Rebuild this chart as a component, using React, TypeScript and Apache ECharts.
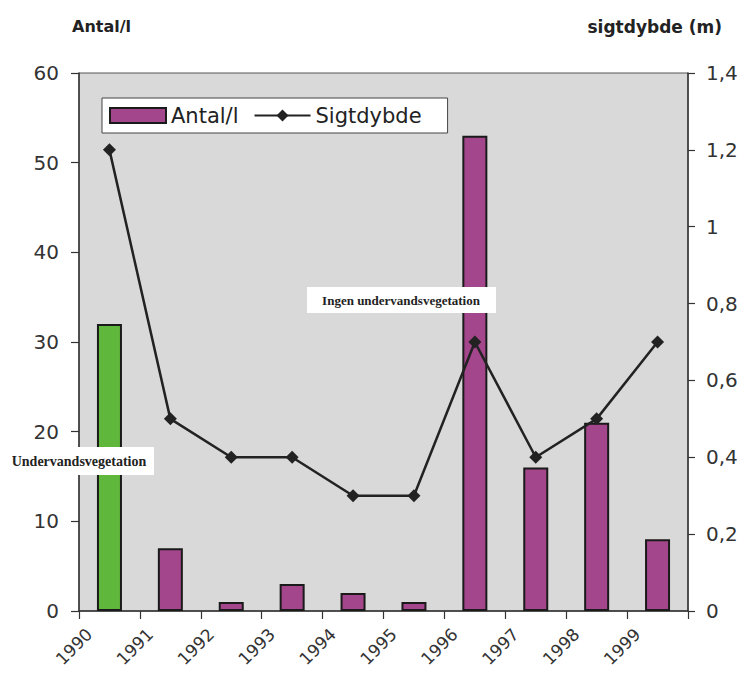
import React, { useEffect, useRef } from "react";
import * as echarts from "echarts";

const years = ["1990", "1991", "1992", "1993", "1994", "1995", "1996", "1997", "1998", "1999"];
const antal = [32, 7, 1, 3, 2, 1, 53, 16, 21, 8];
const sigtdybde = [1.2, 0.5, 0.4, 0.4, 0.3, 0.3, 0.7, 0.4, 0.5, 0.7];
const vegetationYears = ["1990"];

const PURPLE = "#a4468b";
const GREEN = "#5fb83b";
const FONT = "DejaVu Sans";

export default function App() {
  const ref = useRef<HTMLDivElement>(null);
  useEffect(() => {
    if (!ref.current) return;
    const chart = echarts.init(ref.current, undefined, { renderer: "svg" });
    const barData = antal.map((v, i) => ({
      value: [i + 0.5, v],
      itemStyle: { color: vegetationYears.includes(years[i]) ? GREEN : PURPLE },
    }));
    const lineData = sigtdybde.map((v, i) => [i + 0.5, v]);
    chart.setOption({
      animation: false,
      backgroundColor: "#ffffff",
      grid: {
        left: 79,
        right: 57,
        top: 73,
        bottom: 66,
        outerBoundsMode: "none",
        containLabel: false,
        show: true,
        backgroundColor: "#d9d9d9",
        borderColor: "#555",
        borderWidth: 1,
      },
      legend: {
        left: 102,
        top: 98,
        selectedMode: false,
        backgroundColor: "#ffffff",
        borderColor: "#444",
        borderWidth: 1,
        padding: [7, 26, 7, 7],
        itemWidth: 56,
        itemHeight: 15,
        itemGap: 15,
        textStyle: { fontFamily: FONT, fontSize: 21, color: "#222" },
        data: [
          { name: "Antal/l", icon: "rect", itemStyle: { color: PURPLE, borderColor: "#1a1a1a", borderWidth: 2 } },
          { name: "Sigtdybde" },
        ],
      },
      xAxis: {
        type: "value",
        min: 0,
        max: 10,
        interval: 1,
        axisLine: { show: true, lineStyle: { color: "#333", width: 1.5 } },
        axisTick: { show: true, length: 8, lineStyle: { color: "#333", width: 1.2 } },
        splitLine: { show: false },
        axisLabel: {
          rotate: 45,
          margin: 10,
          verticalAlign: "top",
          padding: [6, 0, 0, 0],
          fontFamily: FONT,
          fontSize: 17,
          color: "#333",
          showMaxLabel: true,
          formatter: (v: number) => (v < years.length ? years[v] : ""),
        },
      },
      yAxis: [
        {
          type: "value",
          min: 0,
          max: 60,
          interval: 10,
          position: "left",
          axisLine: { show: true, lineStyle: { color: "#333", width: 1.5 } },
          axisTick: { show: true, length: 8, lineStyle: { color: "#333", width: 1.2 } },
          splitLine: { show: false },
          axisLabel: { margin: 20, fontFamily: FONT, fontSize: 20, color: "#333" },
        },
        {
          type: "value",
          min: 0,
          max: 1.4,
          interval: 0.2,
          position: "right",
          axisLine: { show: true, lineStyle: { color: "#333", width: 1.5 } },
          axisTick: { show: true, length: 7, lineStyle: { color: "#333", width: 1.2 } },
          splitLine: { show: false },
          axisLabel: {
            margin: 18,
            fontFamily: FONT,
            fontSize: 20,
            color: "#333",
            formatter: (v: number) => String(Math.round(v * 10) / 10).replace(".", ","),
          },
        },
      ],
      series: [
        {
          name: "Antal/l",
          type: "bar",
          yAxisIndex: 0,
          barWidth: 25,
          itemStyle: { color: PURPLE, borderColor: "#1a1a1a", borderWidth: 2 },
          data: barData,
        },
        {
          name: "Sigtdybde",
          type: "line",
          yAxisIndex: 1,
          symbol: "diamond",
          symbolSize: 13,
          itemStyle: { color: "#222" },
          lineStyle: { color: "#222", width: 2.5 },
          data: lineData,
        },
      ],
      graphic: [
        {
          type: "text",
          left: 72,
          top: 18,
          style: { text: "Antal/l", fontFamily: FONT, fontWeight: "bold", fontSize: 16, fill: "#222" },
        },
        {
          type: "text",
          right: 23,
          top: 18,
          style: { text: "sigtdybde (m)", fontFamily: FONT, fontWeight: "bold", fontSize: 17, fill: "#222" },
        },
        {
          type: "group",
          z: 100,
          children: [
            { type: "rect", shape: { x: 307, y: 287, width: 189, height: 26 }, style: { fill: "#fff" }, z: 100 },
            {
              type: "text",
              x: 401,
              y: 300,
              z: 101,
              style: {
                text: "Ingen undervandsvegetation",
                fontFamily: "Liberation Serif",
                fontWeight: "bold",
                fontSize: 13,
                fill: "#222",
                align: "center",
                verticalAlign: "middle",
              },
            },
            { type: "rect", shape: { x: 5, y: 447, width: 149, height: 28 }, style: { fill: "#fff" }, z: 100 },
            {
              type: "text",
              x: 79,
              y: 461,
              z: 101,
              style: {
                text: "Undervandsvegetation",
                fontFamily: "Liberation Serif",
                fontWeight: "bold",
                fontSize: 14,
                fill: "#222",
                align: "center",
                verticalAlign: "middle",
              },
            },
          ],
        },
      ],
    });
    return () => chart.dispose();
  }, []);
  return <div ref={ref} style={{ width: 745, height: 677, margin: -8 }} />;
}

--*--

→ TASK OBJECTIVE:
Without the pictures, print the whole listing exactly as given.

→ RESPONSE TO THE TASK:
Rebuild this chart as a component, using React, TypeScript and Apache ECharts.
import React, { useEffect, useRef } from "react";
import * as echarts from "echarts";

const years = ["1990", "1991", "1992", "1993", "1994", "1995", "1996", "1997", "1998", "1999"];
const antal = [32, 7, 1, 3, 2, 1, 53, 16, 21, 8];
const sigtdybde = [1.2, 0.5, 0.4, 0.4, 0.3, 0.3, 0.7, 0.4, 0.5, 0.7];
const vegetationYears = ["1990"];

const PURPLE = "#a4468b";
const GREEN = "#5fb83b";
const FONT = "DejaVu Sans";

export default function App() {
  const ref = useRef<HTMLDivElement>(null);
  useEffect(() => {
    if (!ref.current) return;
    const chart = echarts.init(ref.current, undefined, { renderer: "svg" });
    const barData = antal.map((v, i) => ({
      value: [i + 0.5, v],
      itemStyle: { color: vegetationYears.includes(years[i]) ? GREEN : PURPLE },
    }));
    const lineData = sigtdybde.map((v, i) => [i + 0.5, v]);
    chart.setOption({
      animation: false,
      backgroundColor: "#ffffff",
      grid: {
        left: 79,
        right: 57,
        top: 73,
        bottom: 66,
        outerBoundsMode: "none",
        containLabel: false,
        show: true,
        backgroundColor: "#d9d9d9",
        borderColor: "#555",
        borderWidth: 1,
      },
      legend: {
        left: 102,
        top: 98,
        selectedMode: false,
        backgroundColor: "#ffffff",
        borderColor: "#444",
        borderWidth: 1,
        padding: [7, 26, 7, 7],
        itemWidth: 56,
        itemHeight: 15,
        itemGap: 15,
        textStyle: { fontFamily: FONT, fontSize: 21, color: "#222" },
        data: [
          { name: "Antal/l", icon: "rect", itemStyle: { color: PURPLE, borderColor: "#1a1a1a", borderWidth: 2 } },
          { name: "Sigtdybde" },
        ],
      },
      xAxis: {
        type: "value",
        min: 0,
        max: 10,
        interval: 1,
        axisLine: { show: true, lineStyle: { color: "#333", width: 1.5 } },
        axisTick: { show: true, length: 8, lineStyle: { color: "#333", width: 1.2 } },
        splitLine: { show: false },
        axisLabel: {
          rotate: 45,
          margin: 10,
          verticalAlign: "top",
          padding: [6, 0, 0, 0],
          fontFamily: FONT,
          fontSize: 17,
          color: "#333",
          showMaxLabel: true,
          formatter: (v: number) => (v < years.length ? years[v] : ""),
        },
      },
      yAxis: [
        {
          type: "value",
          min: 0,
          max: 60,
          interval: 10,
          position: "left",
          axisLine: { show: true, lineStyle: { color: "#333", width: 1.5 } },
          axisTick: { show: true, length: 8, lineStyle: { color: "#333", width: 1.2 } },
          splitLine: { show: false },
          axisLabel: { margin: 20, fontFamily: FONT, fontSize: 20, color: "#333" },
        },
        {
          type: "value",
          min: 0,
          max: 1.4,
          interval: 0.2,
          position: "right",
          axisLine: { show: true, lineStyle: { color: "#333", width: 1.5 } },
          axisTick: { show: true, length: 7, lineStyle: { color: "#333", width: 1.2 } },
          splitLine: { show: false },
          axisLabel: {
            margin: 18,
            fontFamily: FONT,
            fontSize: 20,
            color: "#333",
            formatter: (v: number) => String(Math.round(v * 10) / 10).replace(".", ","),
          },
        },
      ],
      series: [
        {
          name: "Antal/l",
          type: "bar",
          yAxisIndex: 0,
          barWidth: 25,
          itemStyle: { color: PURPLE, borderColor: "#1a1a1a", borderWidth: 2 },
          data: barData,
        },
        {
          name: "Sigtdybde",
          type: "line",
          yAxisIndex: 1,
          symbol: "diamond",
          symbolSize: 13,
          itemStyle: { color: "#222" },
          lineStyle: { color: "#222", width: 2.5 },
          data: lineData,
        },
      ],
      graphic: [
        {
          type: "text",
          left: 72,
          top: 18,
          style: { text: "Antal/l", fontFamily: FONT, fontWeight: "bold", fontSize: 16, fill: "#222" },
        },
        {
          type: "text",
          right: 23,
          top: 18,
          style: { text: "sigtdybde (m)", fontFamily: FONT, fontWeight: "bold", fontSize: 17, fill: "#222" },
        },
        {
          type: "group",
          z: 100,
          children: [
            { type: "rect", shape: { x: 307, y: 287, width: 189, height: 26 }, style: { fill: "#fff" }, z: 100 },
            {
              type: "text",
              x: 401,
              y: 300,
              z: 101,
              style: {
                text: "Ingen undervandsvegetation",
                fontFamily: "Liberation Serif",
                fontWeight: "bold",
                fontSize: 13,
                fill: "#222",
                align: "center",
                verticalAlign: "middle",
              },
            },
            { type: "rect", shape: { x: 5, y: 447, width: 149, height: 28 }, style: { fill: "#fff" }, z: 100 },
            {
              type: "text",
              x: 79,
              y: 461,
              z: 101,
              style: {
                text: "Undervandsvegetation",
                fontFamily: "Liberation Serif",
                fontWeight: "bold",
                fontSize: 14,
                fill: "#222",
                align: "center",
                verticalAlign: "middle",
              },
            },
          ],
        },
      ],
    });
    return () => chart.dispose();
  }, []);
  return <div ref={ref} style={{ width: 745, height: 677, margin: -8 }} />;
}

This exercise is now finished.